_What to do_: Leave out the pictures, then reproduce the rest of the material exactly.

● ● ● ●

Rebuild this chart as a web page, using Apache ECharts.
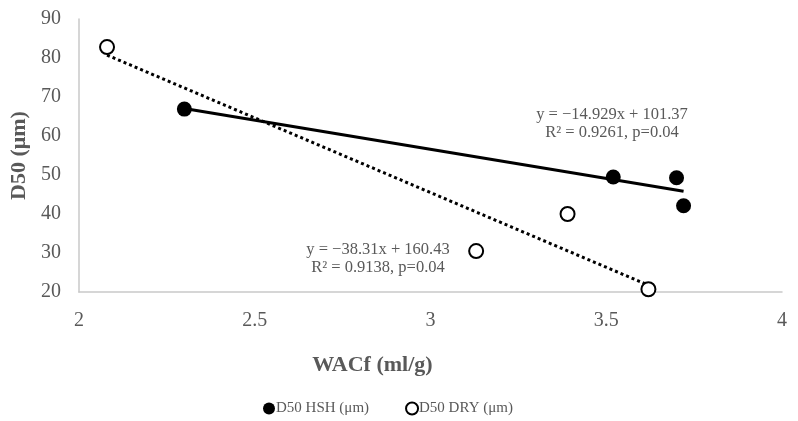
<!DOCTYPE html>
<html>
<head>
<meta charset="utf-8">
<script src="https://cdn.jsdelivr.net/npm/echarts@6/dist/echarts.min.js"></script>
<style>
  html, body { margin: 0; padding: 0; background: #fff; }
  #chart { width: 798px; height: 421px; }
</style>
</head>
<body>
<div id="chart"></div>
<script>
// points: [WACf, D50]
const hshPoints = [[2.30, 66.9], [3.52, 49.5], [3.70, 49.3], [3.72, 42.1]]
const dryPoints = [[2.08, 82.8], [3.13, 30.5], [3.39, 40.0], [3.62, 20.7]]

// trendlines from the printed equations, drawn over each series' x range
const hshFit = { slope: -14.929, icept: 101.37, from: 2.30, to: 3.72 }
const dryFit = { slope: -38.31, icept: 160.43, from: 2.08, to: 3.62 }

const hshLabel = ['y = \u221214.929x + 101.37', 'R\u00b2 = 0.9261, p=0.04']
const dryLabel = ['y = \u221238.31x + 160.43', 'R\u00b2 = 0.9138, p=0.04']

const seriesNames = ['D50 HSH (\u03bcm)', 'D50 DRY (\u03bcm)']
const xTicks = { min: 2, max: 4, interval: 0.5 }
const yTicks = { min: 20, max: 90, interval: 10 }

const fitLine = f => [[f.from, f.slope * f.from + f.icept], [f.to, f.slope * f.to + f.icept]]

const serif = 'Liberation Serif'
const grey = '#595959'

const chart = echarts.init(document.getElementById('chart'))

chart.setOption({
  animation: false,
  textStyle: { fontFamily: serif },
  grid: { left: 74, right: 16, top: 19, bottom: 129 },
  xAxis: {
    type: 'value',
    ...xTicks,
    name: 'WACf (ml/g)',
    nameLocation: 'middle',
    nameGap: 62,
    nameTextStyle: { fontFamily: serif, fontSize: 22, fontWeight: 'bold', color: grey, padding: [0, 116, 0, 0] },
    axisLine: { show: true, lineStyle: { color: '#c9c9c9', width: 1.5 } },
    axisTick: { show: false },
    splitLine: { show: false },
    axisLabel: { fontFamily: serif, fontSize: 20, color: grey, margin: 19 },
  },
  yAxis: {
    type: 'value',
    ...yTicks,
    name: 'D50 (\u03bcm)',
    nameLocation: 'middle',
    nameGap: 39,
    nameTextStyle: { fontFamily: serif, fontSize: 22, fontWeight: 'bold', color: grey },
    axisLine: { show: true, lineStyle: { color: '#c9c9c9', width: 1.5 } },
    axisTick: { show: false },
    splitLine: { show: false },
    axisLabel: { fontFamily: serif, fontSize: 20, color: grey, margin: 18 },
  },
  legend: {
    data: seriesNames,
    top: 396,
    left: 258,
    itemGap: 36,
    itemWidth: 12,
    itemHeight: 12,
    textStyle: { fontFamily: serif, fontSize: 15, color: grey, padding: [0, 0, 0, -4] },
  },
  series: [
    {
      type: 'line',
      data: fitLine(hshFit),
      symbol: 'none',
      lineStyle: { color: '#000', width: 3, type: 'solid' },
      z: 1,
    },
    {
      type: 'line',
      data: fitLine(dryFit),
      symbol: 'none',
      lineStyle: { color: '#000', width: 3, type: [3, 3] },
      z: 1,
    },
    {
      name: seriesNames[0],
      type: 'scatter',
      data: hshPoints,
      symbol: 'circle',
      symbolSize: 15,
      itemStyle: { color: '#000', opacity: 1 },
      z: 3,
    },
    {
      name: seriesNames[1],
      type: 'scatter',
      data: dryPoints,
      symbol: 'circle',
      symbolSize: 14,
      itemStyle: { color: '#fff', borderColor: '#000', borderWidth: 2, opacity: 1 },
      z: 3,
    },
  ],
  graphic: [
    {
      type: 'text', x: 612, y: 106,
      style: { text: hshLabel.join('\n'), font: '16.5px "Liberation Serif"', fill: grey, align: 'center', verticalAlign: 'top', lineHeight: 18 },
    },
    {
      type: 'text', x: 378, y: 241,
      style: { text: dryLabel.join('\n'), font: '16.5px "Liberation Serif"', fill: grey, align: 'center', verticalAlign: 'top', lineHeight: 18 },
    },
  ],
})
</script>
</body>
</html>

● ● ● ●

_Final result_:
Rebuild this chart as a web page, using Apache ECharts.
<!DOCTYPE html>
<html>
<head>
<meta charset="utf-8">
<script src="https://cdn.jsdelivr.net/npm/echarts@6/dist/echarts.min.js"></script>
<style>
  html, body { margin: 0; padding: 0; background: #fff; }
  #chart { width: 798px; height: 421px; }
</style>
</head>
<body>
<div id="chart"></div>
<script>
// points: [WACf, D50]
const hshPoints = [[2.30, 66.9], [3.52, 49.5], [3.70, 49.3], [3.72, 42.1]]
const dryPoints = [[2.08, 82.8], [3.13, 30.5], [3.39, 40.0], [3.62, 20.7]]

// trendlines from the printed equations, drawn over each series' x range
const hshFit = { slope: -14.929, icept: 101.37, from: 2.30, to: 3.72 }
const dryFit = { slope: -38.31, icept: 160.43, from: 2.08, to: 3.62 }

const hshLabel = ['y = \u221214.929x + 101.37', 'R\u00b2 = 0.9261, p=0.04']
const dryLabel = ['y = \u221238.31x + 160.43', 'R\u00b2 = 0.9138, p=0.04']

const seriesNames = ['D50 HSH (\u03bcm)', 'D50 DRY (\u03bcm)']
const xTicks = { min: 2, max: 4, interval: 0.5 }
const yTicks = { min: 20, max: 90, interval: 10 }

const fitLine = f => [[f.from, f.slope * f.from + f.icept], [f.to, f.slope * f.to + f.icept]]

const serif = 'Liberation Serif'
const grey = '#595959'

const chart = echarts.init(document.getElementById('chart'))

chart.setOption({
  animation: false,
  textStyle: { fontFamily: serif },
  grid: { left: 74, right: 16, top: 19, bottom: 129 },
  xAxis: {
    type: 'value',
    ...xTicks,
    name: 'WACf (ml/g)',
    nameLocation: 'middle',
    nameGap: 62,
    nameTextStyle: { fontFamily: serif, fontSize: 22, fontWeight: 'bold', color: grey, padding: [0, 116, 0, 0] },
    axisLine: { show: true, lineStyle: { color: '#c9c9c9', width: 1.5 } },
    axisTick: { show: false },
    splitLine: { show: false },
    axisLabel: { fontFamily: serif, fontSize: 20, color: grey, margin: 19 },
  },
  yAxis: {
    type: 'value',
    ...yTicks,
    name: 'D50 (\u03bcm)',
    nameLocation: 'middle',
    nameGap: 39,
    nameTextStyle: { fontFamily: serif, fontSize: 22, fontWeight: 'bold', color: grey },
    axisLine: { show: true, lineStyle: { color: '#c9c9c9', width: 1.5 } },
    axisTick: { show: false },
    splitLine: { show: false },
    axisLabel: { fontFamily: serif, fontSize: 20, color: grey, margin: 18 },
  },
  legend: {
    data: seriesNames,
    top: 396,
    left: 258,
    itemGap: 36,
    itemWidth: 12,
    itemHeight: 12,
    textStyle: { fontFamily: serif, fontSize: 15, color: grey, padding: [0, 0, 0, -4] },
  },
  series: [
    {
      type: 'line',
      data: fitLine(hshFit),
      symbol: 'none',
      lineStyle: { color: '#000', width: 3, type: 'solid' },
      z: 1,
    },
    {
      type: 'line',
      data: fitLine(dryFit),
      symbol: 'none',
      lineStyle: { color: '#000', width: 3, type: [3, 3] },
      z: 1,
    },
    {
      name: seriesNames[0],
      type: 'scatter',
      data: hshPoints,
      symbol: 'circle',
      symbolSize: 15,
      itemStyle: { color: '#000', opacity: 1 },
      z: 3,
    },
    {
      name: seriesNames[1],
      type: 'scatter',
      data: dryPoints,
      symbol: 'circle',
      symbolSize: 14,
      itemStyle: { color: '#fff', borderColor: '#000', borderWidth: 2, opacity: 1 },
      z: 3,
    },
  ],
  graphic: [
    {
      type: 'text', x: 612, y: 106,
      style: { text: hshLabel.join('\n'), font: '16.5px "Liberation Serif"', fill: grey, align: 'center', verticalAlign: 'top', lineHeight: 18 },
    },
    {
      type: 'text', x: 378, y: 241,
      style: { text: dryLabel.join('\n'), font: '16.5px "Liberation Serif"', fill: grey, align: 'center', verticalAlign: 'top', lineHeight: 18 },
    },
  ],
})
</script>
</body>
</html>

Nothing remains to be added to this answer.